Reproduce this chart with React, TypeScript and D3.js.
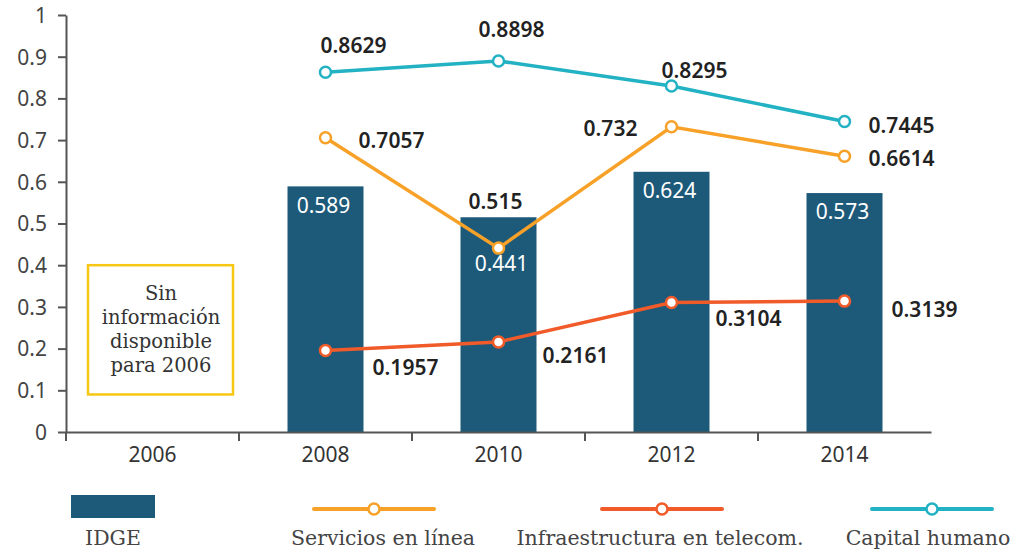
import React, { useRef, useEffect } from "react";
import * as d3 from "d3";

const years = ["2006", "2008", "2010", "2012", "2014"];
const idge = [null, 0.589, 0.515, 0.624, 0.573];
const servicios = [null, 0.7057, 0.441, 0.732, 0.6614];
const infra = [null, 0.1957, 0.2161, 0.3104, 0.3139];
const capital = [null, 0.8629, 0.8898, 0.8295, 0.7445];
const yTicks = [0, 0.1, 0.2, 0.3, 0.4, 0.5, 0.6, 0.7, 0.8, 0.9, 1];

const servLabels = ["", "0.7057", "0.441", "0.732", "0.6614"];
const infraLabels = ["", "0.1957", "0.2161", "0.3104", "0.3139"];
const capLabels = ["", "0.8629", "0.8898", "0.8295", "0.7445"];

const BLUE = "#1d5a7a";
const ORANGE = "#f7a128";
const RED = "#f15a29";
const TEAL = "#22b2c3";
const GRAY = "#555";

const App = () => {
  const svgRef = useRef(null);

  useEffect(() => {
    const svg = d3.select(svgRef.current);
    svg.selectAll("*").remove();
    const margin = { left: 66, top: 15, bottom: 117 },
      width = 865,
      height = 549 - margin.top - margin.bottom;

    const x = d3.scaleBand().domain(years).range([margin.left, margin.left + width]);
    const y = d3.scaleLinear().domain([0, 1]).range([margin.top + height, margin.top]);
    const cx = (i) => x(years[i]) + x.bandwidth() / 2;

    const sans = "'Noto Sans', sans-serif";
    const serif = "'DejaVu Serif', serif";

    // bars
    const bars = idge.map((v, i) => ({ v, i })).filter((d) => d.v != null);
    svg.selectAll(".bar").data(bars).enter().append("rect")
      .attr("x", (d) => cx(d.i) - 38)
      .attr("width", 76)
      .attr("y", (d) => y(d.v))
      .attr("height", (d) => y(0) - y(d.v))
      .attr("fill", BLUE);

    // bar labels
    svg.selectAll(".barlab").data(bars).enter().append("text")
      .attr("x", (d) => cx(d.i) + (d.i === 2 ? -3 : -2))
      .attr("y", (d) => (d.i === 2 ? y(d.v) - 16 : y(d.v) + 19))
      .attr("dy", "0.35em")
      .attr("text-anchor", "middle")
      .attr("font-family", sans)
      .attr("font-size", 21)
      .attr("font-weight", (d) => (d.i === 2 ? 600 : 400))
      .attr("fill", (d) => (d.i === 2 ? "#222" : "#fff"))
      .text((d) => d.v.toFixed(3));

    // axes
    const yAxis = d3.axisLeft(y).tickValues(yTicks).tickSize(8).tickSizeOuter(0).tickFormat((d) => String(d));
    const ga = svg.append("g").attr("transform", `translate(${margin.left},0)`).call(yAxis);
    ga.select(".domain").attr("stroke", GRAY).attr("stroke-width", 2);
    ga.selectAll(".tick line").attr("stroke", GRAY).attr("stroke-width", 2);
    ga.selectAll(".tick text").attr("font-family", sans).attr("font-size", 21).attr("fill", "#444").attr("x", -19).attr("dy", "0.35em");

    const xAxis = d3.axisBottom(x).tickSize(0).tickSizeOuter(0);
    const gx = svg.append("g").attr("transform", `translate(0,${y(0)})`).call(xAxis);
    gx.select(".domain").attr("stroke", GRAY).attr("stroke-width", 2);
    gx.selectAll(".tick text").attr("font-family", sans).attr("font-size", 21).attr("fill", "#333").attr("y", 23).attr("dy", "0.35em");
    gx.selectAll(".sep").data(years).enter().append("line")
      .attr("x1", (d) => x(d)).attr("x2", (d) => x(d))
      .attr("y1", 0).attr("y2", 9)
      .attr("stroke", GRAY).attr("stroke-width", 2);

    // lines
    const series = [
      { vals: infra, color: RED, labels: infraLabels, off: [[0, 0], [80, 17], [77, 14], [77, 16], [80, 9]] },
      { vals: servicios, color: ORANGE, labels: servLabels, off: [[0, 0], [66, 3], [3, 16], [-61, 2], [57, 2]] },
      { vals: capital, color: TEAL, labels: capLabels, off: [[0, 0], [28, -27], [13, -31], [23, -15], [57, 4]] },
    ];
    const line = d3.line().x((d) => cx(d.i)).y((d) => y(d.v)).curve(d3.curveLinear);
    series.forEach((s) => {
      const pts = s.vals.map((v, i) => ({ v, i })).filter((d) => d.v != null);
      svg.append("path").datum(pts).attr("d", line).attr("fill", "none").attr("stroke", s.color).attr("stroke-width", 3.5);
      svg.selectAll(null).data(pts).enter().append("circle")
        .attr("cx", (d) => cx(d.i)).attr("cy", (d) => y(d.v)).attr("r", 5.5)
        .attr("fill", "#fff").attr("stroke", s.color).attr("stroke-width", 2.5);
      svg.selectAll(null).data(pts).enter().append("text")
        .attr("x", (d) => cx(d.i) + s.off[d.i][0])
        .attr("y", (d) => y(d.v) + s.off[d.i][1])
        .attr("dy", "0.35em")
        .attr("text-anchor", "middle")
        .attr("font-family", sans)
        .attr("font-size", 21)
        .attr("font-weight", (d) => (s.vals === servicios && d.i === 2 ? 400 : 600))
        .attr("fill", (d) => (s.vals === servicios && d.i === 2 ? "#fff" : "#222"))
        .text((d) => s.labels[d.i]);
    });

    // no-data box
    const bx = cx(0) - 64.5, by = y(0.4);
    svg.append("rect").attr("x", bx).attr("y", by).attr("width", 145).attr("height", y(0.09) - by)
      .attr("fill", "none").attr("stroke", "#f8c714").attr("stroke-width", 2.5);
    const boxLines = ["Sin", "información", "disponible", "para 2006"];
    svg.selectAll(".boxt").data(boxLines).enter().append("text")
      .attr("x", bx + 73).attr("y", (d, i) => by + 28 + i * 24)
      .attr("dy", "0.35em")
      .attr("text-anchor", "middle").attr("font-family", serif).attr("font-size", 19.5).attr("fill", "#333")
      .text((d) => d);

    // legend
    const legY = 509;
    svg.append("rect").attr("x", 71).attr("y", 495).attr("width", 84).attr("height", 23).attr("fill", BLUE);
    svg.append("text").attr("x", 113).attr("y", 538).attr("dy", "0.35em").attr("text-anchor", "middle")
      .attr("font-family", serif).attr("font-size", 20.5).attr("fill", "#444").text("IDGE");
    const legs = [
      { name: "Servicios en línea", color: ORANGE, c: 374, t: 383 },
      { name: "Infraestructura en telecom.", color: RED, c: 662, t: 660 },
      { name: "Capital humano", color: TEAL, c: 932, t: 928 },
    ];
    legs.forEach((l) => {
      svg.append("line").attr("x1", l.c - 60).attr("x2", l.c + 60).attr("y1", legY).attr("y2", legY)
        .attr("stroke", l.color).attr("stroke-width", 4).attr("stroke-linecap", "round");
      svg.append("circle").attr("cx", l.c).attr("cy", legY).attr("r", 5.5)
        .attr("fill", "#fff").attr("stroke", l.color).attr("stroke-width", 2.5);
      svg.append("text").attr("x", l.t).attr("y", 538).attr("dy", "0.35em").attr("text-anchor", "middle")
        .attr("font-family", serif).attr("font-size", 20.5).attr("fill", "#444").text(l.name);
    });
  }, []);

  return (
    <svg ref={svgRef} width={1027} height={549} style={{ position: "absolute", left: 0, top: 0, background: "#fff" }}></svg>
  );
};

export default App;
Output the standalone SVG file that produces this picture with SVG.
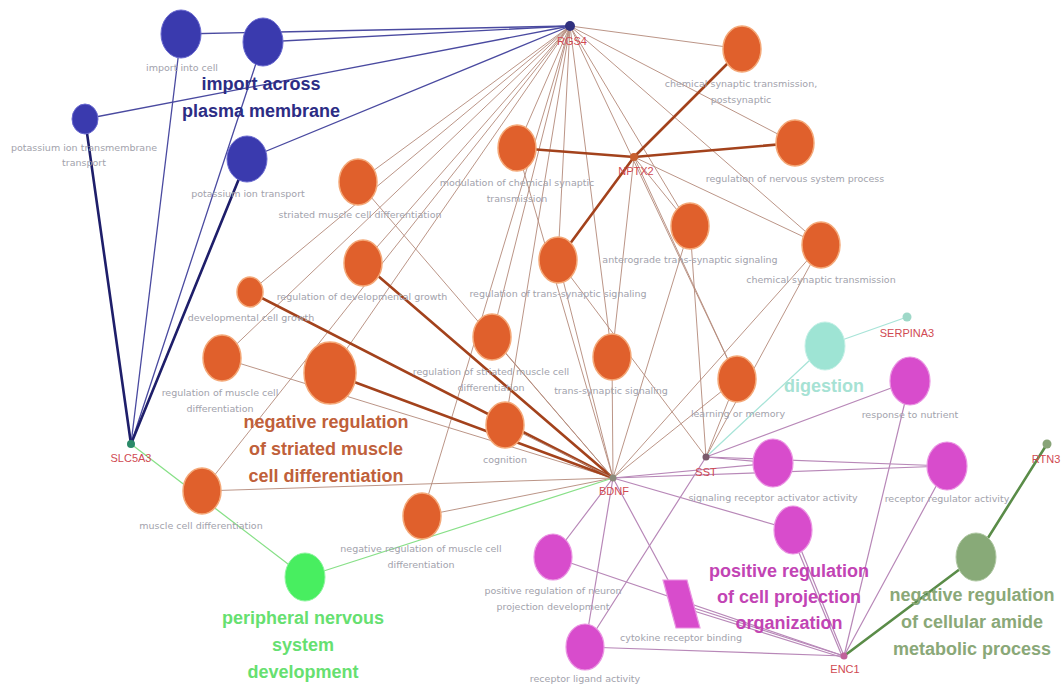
<svg xmlns="http://www.w3.org/2000/svg" width="1061" height="685" viewBox="0 0 1061 685">
<style>
.e{fill:none;stroke-linecap:round}
.eo{stroke:#b48a7a;stroke-width:1;opacity:.9}
.eot{stroke:#a3421c;stroke-width:2.6}
.eb{stroke:#4a4aa0;stroke-width:1.3}
.ebt{stroke:#1e1e6a;stroke-width:2.6}
.eg{stroke:#88e088;stroke-width:1.3}
.et{stroke:#a8e4d8;stroke-width:1.3}
.em{stroke:#b888b8;stroke-width:1.2}
.ev{stroke:#5a8c48;stroke-width:2.6}
.no{fill:#e0602c;stroke:#f4a878;stroke-width:1.5}
.nb{fill:#3a3aae;stroke:#6a6ad0;stroke-width:1}
.nm{fill:#d84ccc;stroke:#ea94e2;stroke-width:1.2}
.nt{fill:#9ee4d4;stroke:#c4f0e6;stroke-width:1}
.ng{fill:#48ee60;stroke:#90f4a0;stroke-width:1}
.nv{fill:#88aa78;stroke:#b0c8a4;stroke-width:1}
.t{font-family:"DejaVu Sans","Liberation Sans",sans-serif;font-size:9.5px;fill:#a2a2ac;text-anchor:middle}
.gl{font-family:"Liberation Sans",Arial,sans-serif;font-size:11px;fill:#d04a52;text-anchor:middle}
.big{font-family:"Liberation Sans",Arial,sans-serif;font-weight:bold;font-size:18px;text-anchor:middle}
</style>
<rect width="1061" height="685" fill="#ffffff"/>
<g id="connectors" class="e">
<!-- RGS4 blue -->
<line class="eb" x1="570" y1="26" x2="181" y2="34"/>
<line class="eb" x1="570" y1="26" x2="263" y2="42"/>
<line class="eb" x1="570" y1="26" x2="85" y2="119"/>
<line class="eb" x1="570" y1="26" x2="247" y2="159"/>
<!-- SLC5A3 blue -->
<line class="eb" x1="131" y1="444" x2="181" y2="34"/>
<line class="eb" x1="131" y1="444" x2="263" y2="42"/>
<line class="ebt" x1="131" y1="444" x2="85" y2="119"/>
<line class="ebt" x1="131" y1="444" x2="247" y2="159"/>
<!-- RGS4 orange -->
<line class="eo" x1="570" y1="26" x2="742" y2="49"/>
<line class="eo" x1="570" y1="26" x2="795" y2="143"/>
<line class="eo" x1="570" y1="26" x2="517" y2="148"/>
<line class="eo" x1="570" y1="26" x2="358" y2="182"/>
<line class="eo" x1="570" y1="26" x2="690" y2="226"/>
<line class="eo" x1="570" y1="26" x2="821" y2="245"/>
<line class="eo" x1="570" y1="26" x2="558" y2="260"/>
<line class="eo" x1="570" y1="26" x2="363" y2="263"/>
<line class="eo" x1="570" y1="26" x2="250" y2="292"/>
<line class="eo" x1="570" y1="26" x2="492" y2="337"/>
<line class="eo" x1="570" y1="26" x2="612" y2="357"/>
<line class="eo" x1="570" y1="26" x2="222" y2="358"/>
<line class="eo" x1="570" y1="26" x2="330" y2="373"/>
<line class="eo" x1="570" y1="26" x2="737" y2="379"/>
<line class="eo" x1="570" y1="26" x2="505" y2="425"/>
<line class="eo" x1="570" y1="26" x2="202" y2="491"/>
<line class="eo" x1="570" y1="26" x2="422" y2="516"/>
<!-- NPTX2 -->
<line class="eot" x1="634" y1="157" x2="742" y2="49"/>
<line class="eot" x1="634" y1="157" x2="795" y2="143"/>
<line class="eot" x1="634" y1="157" x2="517" y2="148"/>
<line class="eot" x1="634" y1="157" x2="558" y2="260"/>
<line class="eo" x1="634" y1="157" x2="690" y2="226"/>
<line class="eo" x1="634" y1="157" x2="821" y2="245"/>
<line class="eo" x1="634" y1="157" x2="612" y2="357"/>
<line class="eo" x1="634" y1="157" x2="737" y2="379"/>
<!-- BDNF orange -->
<line class="eo" x1="613" y1="478" x2="517" y2="148"/>
<line class="eo" x1="613" y1="478" x2="358" y2="182"/>
<line class="eo" x1="613" y1="478" x2="690" y2="226"/>
<line class="eo" x1="613" y1="478" x2="821" y2="245"/>
<line class="eo" x1="613" y1="478" x2="558" y2="260"/>
<line class="eot" x1="613" y1="478" x2="363" y2="263"/>
<line class="eot" x1="613" y1="478" x2="250" y2="292"/>
<line class="eo" x1="613" y1="478" x2="492" y2="337"/>
<line class="eo" x1="613" y1="478" x2="612" y2="357"/>
<line class="eo" x1="613" y1="478" x2="222" y2="358"/>
<line class="eot" x1="613" y1="478" x2="330" y2="373"/>
<line class="eo" x1="613" y1="478" x2="737" y2="379"/>
<line class="eo" x1="613" y1="478" x2="505" y2="425"/>
<line class="eo" x1="613" y1="478" x2="202" y2="491"/>
<line class="eo" x1="613" y1="478" x2="422" y2="516"/>
<!-- SST orange -->
<line class="eo" x1="706" y1="457" x2="690" y2="226"/>
<line class="eo" x1="706" y1="457" x2="821" y2="245"/>
<line class="eo" x1="706" y1="457" x2="737" y2="379"/>
<line class="eo" x1="706" y1="457" x2="558" y2="260"/>
<!-- green -->
<line class="eg" x1="131" y1="444" x2="305" y2="577"/>
<line class="eg" x1="613" y1="478" x2="305" y2="577"/>
<!-- teal -->
<line class="et" x1="706" y1="457" x2="825" y2="346"/>
<line class="et" x1="907" y1="317" x2="825" y2="346"/>
<!-- magenta -->
<line class="em" x1="613" y1="478" x2="773" y2="463"/>
<line class="em" x1="613" y1="478" x2="947" y2="466"/>
<line class="em" x1="613" y1="478" x2="793" y2="530"/>
<line class="em" x1="613" y1="478" x2="553" y2="557"/>
<line class="em" x1="613" y1="478" x2="681" y2="604"/>
<line class="em" x1="613" y1="478" x2="585" y2="647"/>
<line class="em" x1="706" y1="457" x2="910" y2="381"/>
<line class="em" x1="706" y1="457" x2="773" y2="463"/>
<line class="em" x1="706" y1="457" x2="947" y2="466"/>
<line class="em" x1="706" y1="457" x2="585" y2="647"/>
<line class="em" x1="844" y1="656" x2="910" y2="381"/>
<line class="em" x1="844" y1="656" x2="947" y2="466"/>
<line class="em" x1="844" y1="656" x2="793" y2="530"/>
<line class="em" x1="842" y1="656" x2="790" y2="531"/>
<line class="em" x1="844" y1="656" x2="553" y2="557"/>
<line class="em" x1="844" y1="656" x2="681" y2="604"/>
<line class="em" x1="844" y1="658" x2="681" y2="607"/>
<line class="em" x1="844" y1="656" x2="585" y2="647"/>
<!-- olive -->
<line class="ev" x1="844" y1="656" x2="976" y2="557"/>
<line class="ev" x1="1047" y1="444" x2="976" y2="557"/>
</g>
<g id="n-import-into-cell"><ellipse class="nb" cx="181" cy="34" rx="20" ry="24"/><text class="t" x="182" y="71">import into cell</text></g>
<g id="n-import-across-plasma-membrane"><ellipse class="nb" cx="263" cy="42" rx="20" ry="24"/><text class="big" fill="#2c2c84" x="261" y="90">import across</text><text class="big" fill="#2c2c84" x="261" y="117">plasma membrane</text></g>
<g id="n-potassium-ion-transmembrane-transport"><ellipse class="nb" cx="85" cy="119" rx="13" ry="15"/><text class="t" x="84" y="151">potassium ion transmembrane</text><text class="t" x="84" y="166">transport</text></g>
<g id="n-potassium-ion-transport"><ellipse class="nb" cx="247" cy="159" rx="20" ry="23"/><text class="t" x="248" y="197">potassium ion transport</text></g>
<g id="n-chem-syn-postsyn"><ellipse class="no" cx="742" cy="49" rx="19" ry="23"/><text class="t" x="741" y="87">chemical synaptic transmission,</text><text class="t" x="741" y="103">postsynaptic</text></g>
<g id="n-reg-nervous-system"><ellipse class="no" cx="795" cy="143" rx="19" ry="23"/><text class="t" x="795" y="182">regulation of nervous system process</text></g>
<g id="n-modulation"><ellipse class="no" cx="517" cy="148" rx="19" ry="23"/><text class="t" x="517" y="186">modulation of chemical synaptic</text><text class="t" x="517" y="202">transmission</text></g>
<g id="n-striated-muscle-cell-diff"><ellipse class="no" cx="358" cy="182" rx="19" ry="23"/><text class="t" x="360" y="218">striated muscle cell differentiation</text></g>
<g id="n-anterograde"><ellipse class="no" cx="690" cy="226" rx="19" ry="23"/><text class="t" x="690" y="263">anterograde trans-synaptic signaling</text></g>
<g id="n-chem-syn-trans"><ellipse class="no" cx="821" cy="245" rx="19" ry="23"/><text class="t" x="821" y="283">chemical synaptic transmission</text></g>
<g id="n-reg-trans-synaptic"><ellipse class="no" cx="558" cy="260" rx="19" ry="23"/><text class="t" x="558" y="297">regulation of trans-synaptic signaling</text></g>
<g id="n-reg-dev-growth"><ellipse class="no" cx="363" cy="263" rx="19" ry="23"/><text class="t" x="362" y="300">regulation of developmental growth</text></g>
<g id="n-dev-cell-growth"><ellipse class="no" cx="250" cy="292" rx="13" ry="15"/><text class="t" x="251" y="321">developmental cell growth</text></g>
<g id="n-reg-striated-muscle"><ellipse class="no" cx="492" cy="337" rx="19" ry="23"/><text class="t" x="491" y="375">regulation of striated muscle cell</text><text class="t" x="491" y="391">differentiation</text></g>
<g id="n-trans-synaptic"><ellipse class="no" cx="612" cy="357" rx="19" ry="23"/><text class="t" x="611" y="394">trans-synaptic signaling</text></g>
<g id="n-reg-muscle-cell-diff"><ellipse class="no" cx="222" cy="358" rx="19" ry="23"/><text class="t" x="220" y="396">regulation of muscle cell</text><text class="t" x="220" y="412">differentiation</text></g>
<g id="n-neg-reg-striated"><ellipse class="no" cx="330" cy="373" rx="26" ry="31"/><text class="big" fill="#c0603a" x="326" y="428">negative regulation</text><text class="big" fill="#c0603a" x="326" y="455">of striated muscle</text><text class="big" fill="#c0603a" x="326" y="482">cell differentiation</text></g>
<g id="n-learning-memory"><ellipse class="no" cx="737" cy="379" rx="19" ry="23"/><text class="t" x="738" y="417">learning or memory</text></g>
<g id="n-cognition"><ellipse class="no" cx="505" cy="425" rx="19" ry="23"/><text class="t" x="505" y="463">cognition</text></g>
<g id="n-muscle-cell-diff"><ellipse class="no" cx="202" cy="491" rx="19" ry="23"/><text class="t" x="201" y="529">muscle cell differentiation</text></g>
<g id="n-neg-reg-muscle-cell-diff"><ellipse class="no" cx="422" cy="516" rx="19" ry="23"/><text class="t" x="421" y="552">negative regulation of muscle cell</text><text class="t" x="421" y="568">differentiation</text></g>
<g id="n-digestion"><ellipse class="nt" cx="825" cy="346" rx="20" ry="24"/><text class="big" fill="#a6e2d4" x="824" y="392">digestion</text></g>
<g id="n-peripheral"><ellipse class="ng" cx="305" cy="577" rx="20" ry="24"/><text class="big" fill="#66e070" x="303" y="624">peripheral nervous</text><text class="big" fill="#66e070" x="303" y="651">system</text><text class="big" fill="#66e070" x="303" y="678">development</text></g>
<g id="n-response-nutrient"><ellipse class="nm" cx="910" cy="381" rx="20" ry="24"/><text class="t" x="910" y="418">response to nutrient</text></g>
<g id="n-signaling-receptor-activator"><ellipse class="nm" cx="773" cy="463" rx="20" ry="24"/><text class="t" x="773" y="501">signaling receptor activator activity</text></g>
<g id="n-receptor-regulator"><ellipse class="nm" cx="947" cy="466" rx="20" ry="24"/><text class="t" x="947" y="502">receptor regulator activity</text></g>
<g id="n-pos-reg-cell-projection"><ellipse class="nm" cx="793" cy="530" rx="19" ry="24"/><text class="big" fill="#c244b4" x="789" y="577">positive regulation</text><text class="big" fill="#c244b4" x="789" y="603">of cell projection</text><text class="big" fill="#c244b4" x="789" y="629">organization</text></g>
<g id="n-pos-reg-neuron-projection"><ellipse class="nm" cx="553" cy="557" rx="19" ry="23"/><text class="t" x="553" y="594">positive regulation of neuron</text><text class="t" x="553" y="610">projection development</text></g>
<g id="n-cytokine-receptor-binding"><polygon class="nm" points="663,580 687,580 700,628 676,628"/><text class="t" x="681" y="641">cytokine receptor binding</text></g>
<g id="n-receptor-ligand"><ellipse class="nm" cx="585" cy="647" rx="19" ry="23"/><text class="t" x="585" y="682">receptor ligand activity</text></g>
<g id="n-neg-reg-amide"><ellipse class="nv" cx="976" cy="557" rx="20" ry="24"/><text class="big" fill="#8aa878" x="972" y="601">negative regulation</text><text class="big" fill="#8aa878" x="972" y="628">of cellular amide</text><text class="big" fill="#8aa878" x="972" y="655">metabolic process</text></g>
<g id="g-RGS4"><circle cx="570" cy="26" r="5" fill="#30307e"/><text class="gl" x="572" y="45">RGS4</text></g>
<g id="g-NPTX2"><circle cx="634" cy="157" r="4" fill="#c86030"/><text class="gl" x="636" y="175">NPTX2</text></g>
<g id="g-SLC5A3"><circle cx="131" cy="444" r="4" fill="#2a8a68"/><text class="gl" x="131" y="462">SLC5A3</text></g>
<g id="g-BDNF"><circle cx="613" cy="478" r="3.5" fill="#8a8a7a"/><text class="gl" x="614" y="495">BDNF</text></g>
<g id="g-SST"><circle cx="706" cy="457" r="3.5" fill="#7a5a6a"/><text class="gl" x="706" y="476">SST</text></g>
<g id="g-SERPINA3"><circle cx="907" cy="317" r="4.5" fill="#9ed8c8"/><text class="gl" x="907" y="337">SERPINA3</text></g>
<g id="g-RTN3"><circle cx="1047" cy="444" r="4.5" fill="#88a478"/><text class="gl" x="1046" y="463">RTN3</text></g>
<g id="g-ENC1"><circle cx="844" cy="656" r="3.5" fill="#c0609a"/><text class="gl" x="845" y="673">ENC1</text></g>
</svg>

● ● ● ●

§ **WHAT IS REQUIRED**
Leave the pictures out and repeat exactly the lines from the beginning of the records to the line bearing "0.8, 0.9, 1];", both ends counted.

§ **ANSWER FOR THIS EXERCISE**
Reproduce this chart with React, TypeScript and D3.js.
import React, { useRef, useEffect } from "react";
import * as d3 from "d3";

const years = ["2006", "2008", "2010", "2012", "2014"];
const idge = [null, 0.589, 0.515, 0.624, 0.573];
const servicios = [null, 0.7057, 0.441, 0.732, 0.6614];
const infra = [null, 0.1957, 0.2161, 0.3104, 0.3139];
const capital = [null, 0.8629, 0.8898, 0.8295, 0.7445];
const yTicks = [0, 0.1, 0.2, 0.3, 0.4, 0.5, 0.6, 0.7, 0.8, 0.9, 1];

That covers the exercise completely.